Louis Vuitton fears it is too common
Wednesday 16 October 2013
Fears luxury goods brands could be falling out of fashion were rekindled as Paris-based luxury goods group LVMH missed forecasts and reported third quarter sales growth of just 2 per cent.
The owner of Louis Vuitton, Christian Dior and Moët Hennessy, reported sales for the quarter at €7.02bn - below analyst consensus forecast of €7.24bn. It said sales for the nine month period were up 4 per cent on a comparable basis to €20.7bn. Its flagship Louis Vuitton brand, which will lose its creative director Marc Jacobs, has showed signs of becoming ubiquitous and it will launch higher-priced lines to combat this. It said it “continues to implement its strategy of very high product quality and distribution excellence.”

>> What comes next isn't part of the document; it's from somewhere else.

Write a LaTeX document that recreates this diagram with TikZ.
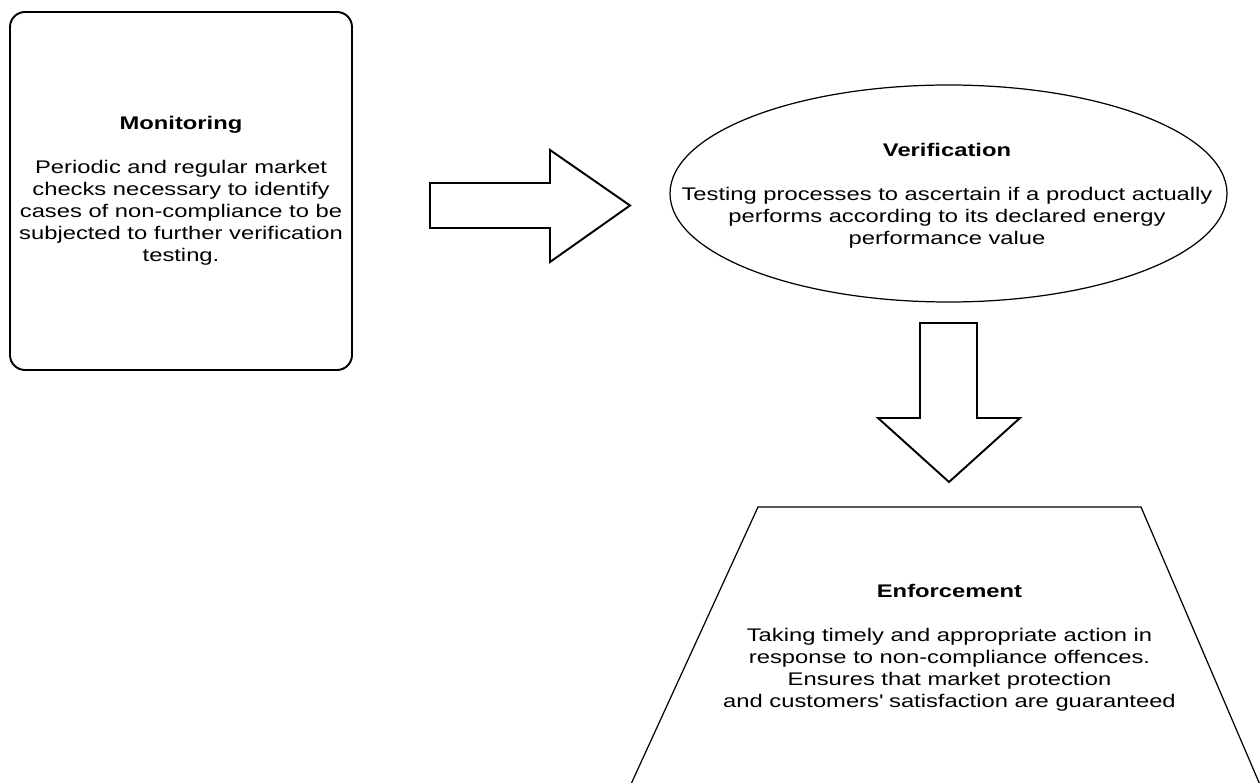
\documentclass[tikz,border=0pt]{standalone}
\usepackage{fontspec}
\setmainfont{Liberation Sans}[FakeStretch=1.3]
\usetikzlibrary{shapes.geometric}

\begin{document}
\begin{tikzpicture}[
    stage/.style={draw,line width=0.7pt,inner sep=0pt},
    stagetext/.style={align=center,inner sep=0pt,font=\fontsize{10.4}{12.5}\selectfont},
    bigarrow/.style={draw,line width=1.1pt,line join=miter}
  ]
        \useasboundingbox (0,0) rectangle (25.2,15.64);
        \clip (0,0) rectangle (25.2,15.64);

        \node[stage,stagetext,line width=1.1pt,rounded corners=0.3cm,minimum width=6.84cm,minimum height=7.16cm] (monitoring) at (3.62,11.82)
          {\textbf{Monitoring}\\[12.5pt]
           Periodic and regular market\\
           checks necessary to identify\\
           cases of non-compliance to be\\
           subjected to further verification\\
           testing.};

        \node[stage,ellipse,minimum width=11.14cm,minimum height=4.34cm] (verification) at (18.97,11.77) {};
        \node[stagetext] (verificationtext) at (18.94,11.73)
          {\textbf{Verification}\\[12.5pt]
           Testing processes to ascertain if a product actually\\
           performs according to its declared energy\\
           performance value};

        \draw[line width=0.7pt] (12.41,-0.5) -- (15.16,5.5) -- (22.82,5.5) -- (25.39,-0.5);
        \node[stagetext] (enforcement) at (18.99,2.68)
          {\textbf{Enforcement}\\[12.5pt]
           Taking timely and appropriate action in\\
           response to non-compliance offences.\\
           Ensures that market protection\\
           and customers\textquotesingle\ satisfaction are guaranteed};

        \draw[bigarrow] (8.6,11.98) -- (11.0,11.98) -- (11.0,12.64) -- (12.6,11.53) -- (11.0,10.4) -- (11.0,11.08) -- (8.6,11.08) -- cycle;
        \draw[bigarrow] (18.4,9.18) -- (19.54,9.18) -- (19.54,7.28) -- (20.4,7.28) -- (18.98,6.0) -- (17.56,7.28) -- (18.4,7.28) -- cycle;
\end{tikzpicture}
\end{document}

Analysts at Berenberg said Michael Burke, chairman and chief executive of Louis Vuitton, “has already made internal changes such as former director of accessories design at Proenza Schouler Darren Spaziani is tasked to spearhead the design of a new “very high-end” leather goods Louis Vuitton sub-category.”
In a statement the group, which is controlled by Bernard Arnault, added: “Despite the uncertain economic environment in Europe, LVMH remains confident for 2013. It will continue its proactive strategy centered on innovation and targeted geographic expansion in the most promising markets.”